It’s been a little over a year since Nora and I began our adventures in the woods together. In the grand scheme of things a year is not a long time. And yet in this particular year of selling the family home and leaving the community we had been part of for sixteen years, there has been much change, much to adjust to. I forget sometimes that she has been right alongside, sharing these changes with me. Her process for adjusting is bound to be different and carry energy I can’t possibly understand. And yet I still feel when something shifts, when there is a new pathway in our relationship that veers us in a slightly different direction.
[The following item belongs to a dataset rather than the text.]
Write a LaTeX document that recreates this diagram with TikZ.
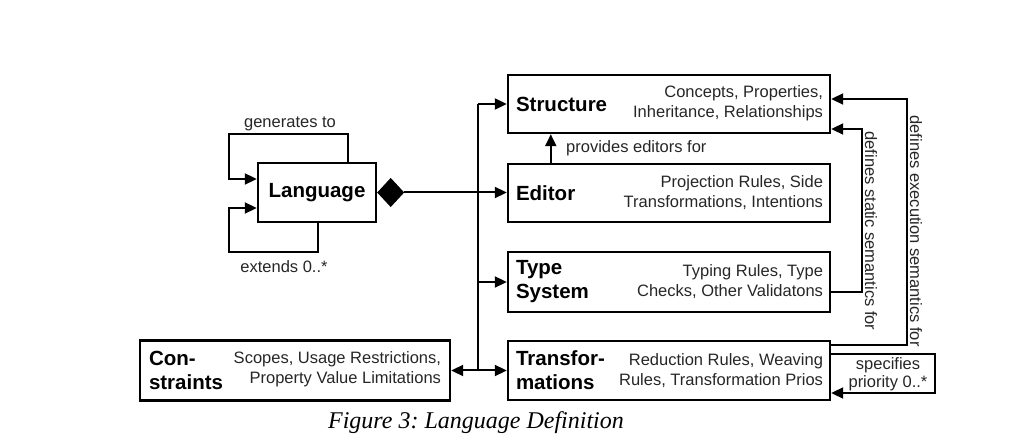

I felt such a shift this past week. It feels connected to summer and a consistency of rhythm we have established over the past three months. Being so in tune to the ritual of ‘getting out’, all I have to do is lift my hiking pants and shirt off the hook and she begins her dance, and before I have even sat down to put my socks on she is running in circles, nudging my walking in the woods boots toward me, literally talking to me in a range of yelps that carry the clear message of “hurry up!” That she has so clearly identified the boots I would put on from the rest of the shoes there on the mud room floor, was my first tip off this week. She knows what is next. I can trust she knows what to do.
But even so, I still continued to take the leash off the hook and go through the ritual of walking out the front door where there is road, on leash, only to walk just around the corner to the edge of the path leading to the woods, to unleash her. It is all about safety, about controlling any possibility that she might run out into the road and be struck down by a speeding car…
Once in the woods, life with Nora feels exactly right. It’s taken this past year of daily walks in the woods for me to fully accept the wildness that is her essence while negotiating the evolving space that exists between us too. It has taken a year for me to come around to see how she, as a free companion, is my guide in every way.
The shift happened two days ago. The pattern up to this point had been to call and leash her as we approached the path leading out of the woods back to the house. We would emerge, and I would decide to go directly back to the front door on leash or continue on the mowed path that circles the meadow and to the back door, off leash. Nora was already in the habit of running ahead out into the meadow before I even reached the end of the woods, always returning when I called to obediently be leashed. However, since I was choosing the meadow path more frequently, the short ritual of leash and unleash over the transition was starting to feel silly to me. The next day, I simply walked out of the woods without leashing her, saw she had, of course, smile, chosen the meadow route, and followed.
I am so used to being the one in front, the one leading, the one making the decision and the choice. Not necessary a bad trait, however it can make for challenging negotiations in relationship. I suppose this could be an attribute born out of living alone, but I know this need for control is part of my wiring, a need buried deep in me, something I have always struggled to express in appropriate ways.
That moment of yielding to Nora felt so potent. I stopped and took in the vastness of the meadow,
felt how much love I have for this place, for the simple beauty of the wild flowers swaying in the wind,
the brilliance of the field giving form to the single blades of grass there…
Nora never goes too far ahead. I may not be able to see her, she is always there just around the corner.
Sometimes, if I take too long dawdling or taking pictures, she stops and turns around until she can see I’m there, following her.
Later, with the sun now illuminating the meadow from the other direction, I see the blades of grass in reverse, each one carrying the brilliance of the light against the backdrop of a dark field.
Maybe this is like the shifts that happen in relationship too. Sometimes we are the one in the light, sometimes we are the one that can only be seen against the brightness of that which we are related to. Either way is beautiful.
The next day, as she was nudging my shoes toward me, I knew it would be the day to emerge outside with her completely unleashed.